Inside the Machine: A Buy-Side Deep Dive on Unitree G1

By
ALQ Capital HK
1 min read

We tore apart a Unitree G1. Working alongside hardware engineers here in Hong Kong with direct visibility into the Chinese supply chain, we mapped the G1's architecture joint by joint in a way sell-side teardown notes rarely do with sufficient discipline. What we found challenges several assumptions driving meaningful capital into the U.S. public-market humanoid trade.

The core conclusion: the G1 is not an industrial robot in humanoid form. It is a highly cost-engineered, mobility-optimised development platform. Understanding that distinction is the single most important analytical step U.S. investors have failed to take.


What Is Actually Inside

At roughly 35 kilograms, the G1 is strikingly light. Aluminium alloy dominates the frame; plastics appear wherever tolerances permit; steel is reserved only for critical stress-bearing junctions. Topology optimisation and hollow routing have already been pushed aggressively — Unitree's mechanical team has likely harvested most available lightweighting gains within the current architecture.
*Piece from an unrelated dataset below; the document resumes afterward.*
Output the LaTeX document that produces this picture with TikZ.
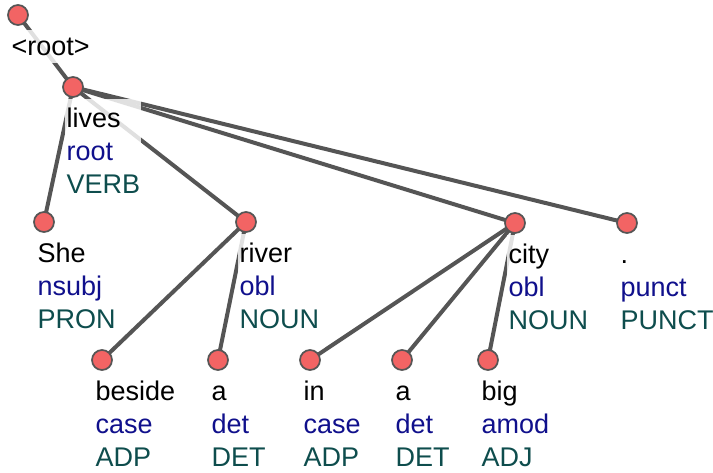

Future performance improvements will require better materials, higher-efficiency actuation, or architectural changes rather than straightforward mechanical trimming.

The joint modules are the most telling design choice: each integrates motor, gearbox, encoder, and drive electronics into a single compact assembly. Complexity is absorbed inside modular subassemblies rather than distributed across the robot. The downstream effects are real — improved assembly efficiency, faster iteration cycles, simpler serviceability, and a cost-down curve that steepens with volume.

Sensors and compute follow the same philosophy: commercially proven components, established supply chains, no bespoke silicon. This is a company optimising for deployment velocity and cost structure, not engineering prestige.


The Thermal Constraint Analysts Are Missing

The G1 appears thermally conservative. In demonstrations, this is invisible. In sustained industrial operation, it becomes definitional. There is a categorical difference between dynamic locomotion across a five-minute showcase and consistent torque output across an eight-hour duty cycle. Repetitive lifting, continuous warehouse shifts, sustained high-load actuation — these are thermal problems as much as mechanical ones.

The G1's effective high-load operating window, under real industrial conditions, is materially limited relative to what demonstration footage implies. Thermal robustness is not a technical footnote. It is a market segmentation variable. Investors extrapolating from "walks impressively" to "replaces industrial labour economically" are making a leap the evidence does not yet support.


The Strategic Logic Being Underpriced

Unitree's limitations are real: low arm payload, constrained thermal headroom, an architecture unsuited to heavy-duty industrial applications. And yet Unitree may be more strategically dangerous than the market appreciates — precisely because of its price point.

A humanoid affordable enough to seed universities, research labs, AI developer environments, and commercial pilot programmes at scale is not merely a cheaper robot. It is a data-flywheel asset. Every deployed unit generates locomotion data, edge cases, and software iteration cycles that compound into algorithmic advantage. In platform markets — and humanoid robotics is fundamentally a platform market — early volume is often more strategically decisive than early capability. Unitree appears to understand this. Much of the U.S. investment community, focused on industrial TAM slides and payload specs, does not.


What the Supply Chain Actually Tells Us

Presence in a teardown is not investability. Public-market humanoid supply-chain names fall into three buckets:

Fundamental beneficiaries — validated production relevance, meaningful content-per-unit economics, earnings leverage that matters at listed-company scale. This group is small.

Strategic watchlist — technically relevant, potential design wins, but sourcing share duration, ASP durability, gross-margin contribution, and internal-substitution risk remain unresolved. Most serious candidates sit here.

Thematic proxies — adjacent exposure, no credible earnings bridge, valuations reflecting narrative over fundamentals. This is the largest cohort in the current U.S. humanoid basket.

The layers with genuine investable substance: system integration and control software, where the real moat lives; integrated actuation and power management at the subsystem level; thermal and power-cycle management, the primary barrier between current capability and industrial duty-cycle requirements; and embodied-AI data infrastructure, the longest-duration and potentially highest-reward layer.


Our View

We are constructive on humanoid robotics as a multi-year industry formation story. We are not constructive on the current structure of the U.S. public-market trade.

The near-term market will be won by affordable, iterable, widely-deployed platforms — not the most industrially ambitious ones. Monetisation will lag adoption. Industrial validation will take longer than consensus assumes.

Do not buy the theme. Buy the specific layers where volume, differentiation, and earnings leverage can simultaneously coexist. That list is shorter than the current humanoid basket implies. For the names that qualify, the opportunity is real.